Guimarães é uma cidade especial.
Uma cidade em que, para os vimaranenses, os símbolos distintivos desta são sagrados. Entre eles, estará, obviamente o Vitória, um dos maiores símbolos do Berço da Nação, mas outros. Entre eles, as Gulaterianas, festas marcantes da urbe em honra de São Gualter e celebradas no primeiro fim de semana de Agosto. Aliás, a sua ligação ao Vitória numa simbiose perfeita de símbolos, fez com que, durante muitos anos, a equipa principal de futebol dos Conquistadores se apresentasse para a temporada que se avizinhava nesse fim de semana em que, praticamente, não se dormia.
Porém, o momento mais alto e inesquecível destas celebrações, será a comprovação do carácter indómito e inquebrantável de ser vimaranense e que sentimos tantas vezes quando transpomos as portas do D.Afonso Henriques. Um carácter capaz de fintar o impossível!
A história conta-se em poucas mas deliciosas palavras.
Estávamos em finais de Julho de 1947. A cidade já preparada para a sua festa fervilhava. As pessoas anteviam os dias de folia que se avizinhavam. Era o fim de semana de alegria que estava à porta. Entre os diversos números previstos, destacava-se a tourada que iria decorrer na Praça de Touros da cidade, num altura em que esta actividade vivia tempos mais venturosos que os de agora.
Porém, na madrugada de 28 de Julho, o inesperado sucedeu. Na madrugada desse dia, um incêndio haveria de consumir completamente o recinto. Ficaria em cinzas, apesar dos esforços dos bombeiros, e todos os habitantes da cidade descoroçoados, por aquele seu ex-libris estar completamente inutilizado e nada poderem fazer para suster o imparável avanço das chamas.
Contudo, na manhã seguinte, a tristeza e a revolta haveriam de dar lugar à determinação, à abnegação de um povo que jamais se renderá. De boca em boca, foi passando a ideia que se todos se juntassem seria possível ter a Praça pronta. Se todos trabalhassem, ela haveria de estar restaurada no Domingo, dia principal das festas e dia da corrida agendada.
Assim, nesse dia, pelas 16 horas muitos cidadãos da cidade reuniram-se com a Comissão Executiva das Festas, no Grémio do Comércio e uma parte da reunião haveria de entrar na história:
" - «Será possível dentro destes 5 dias construir-se uma nova Praça?
Respondeu-se em coro: "Desde que as madeiras apareçam sem demora e o pessoal se consiga em grande número, tudo se consegue."
De lá saíram todos com uma missão: tentar o que a todos fora de Guimarães duvidavam que fosse possível.
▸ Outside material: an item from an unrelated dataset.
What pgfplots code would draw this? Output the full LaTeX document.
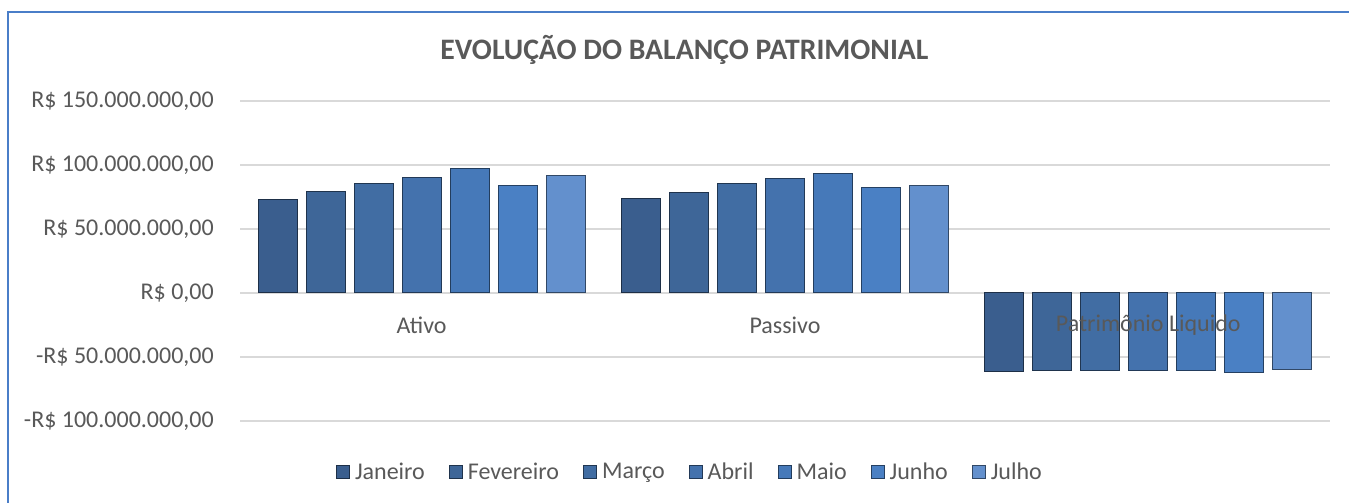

Tal começou a ser realidade quando centenas de jovens se juntaram no local onde existira a anterior praça para começarem a recolher os destroços que o fogo poupara, enquanto era montada uma instalação eléctrica para permitir que os trabalhos decorressem durante a noite.
No Toural, colocou-se a "Cabine do Som", destinada a levantar a moral dos trabalhadores e, simultaneamente, a encorajar quem, sem nada pedir em troca, trabalhava incessantemente para reconstruir o que o fogo num sopro destruíra.
Enquanto esses primeiros trabalhos decorriam, no Grémio do Comércio numerosas individualidades, à frente das quais os senhores Comendador Alberto Pimenta Machado, António José Pereira Rodrigues, José Rodrigues Guimarães, Eduardo Torcato Ribeiro e outros, estudavam em todos os seus pormenores o assunto da construção da nova Praça, agregando elementos indispensáveis, dando instruções e prevendo hipóteses, cá fora, pelas ruas, comentava-se com ar alegre, teciam-se louvores, faziam-se promessas, rejubilava-se, enfim, de tanto entusiasmo.
Os sinos, esses, tocavam festivamente, enquanto que durante as noites que duraram as obras, milhares e milhares de vimaranenses cantavam o Hino da Cidade, enquanto as Bandas Filarmónicas dos B. V. de Guimarães e das Oficinas de S. José percorriam as ruas a tocar incessantemente.
Fizeram-se saudações através de poderosos alto falantes, deram-se vivas, afirmou-se bem alto que o querer é poder e que os vimaranenses tudo podem quando querem, como conseguir reerguer uma Praça de Touros em três dias.
Será sempre esse o espírito que nos fará mover e que foi descrito exemplarmente pela Associação Muralha aquando da apresentação da exposição fotográfica destes momentos, em 2022: “Quando a renovada Praça de Toiros ficou pronta para receber a população em festa nos dias aprazados, não foi a festa brava o motivo de regozijo, mas, seguramente, a capacidade de uma comunidade em fintar o impossível!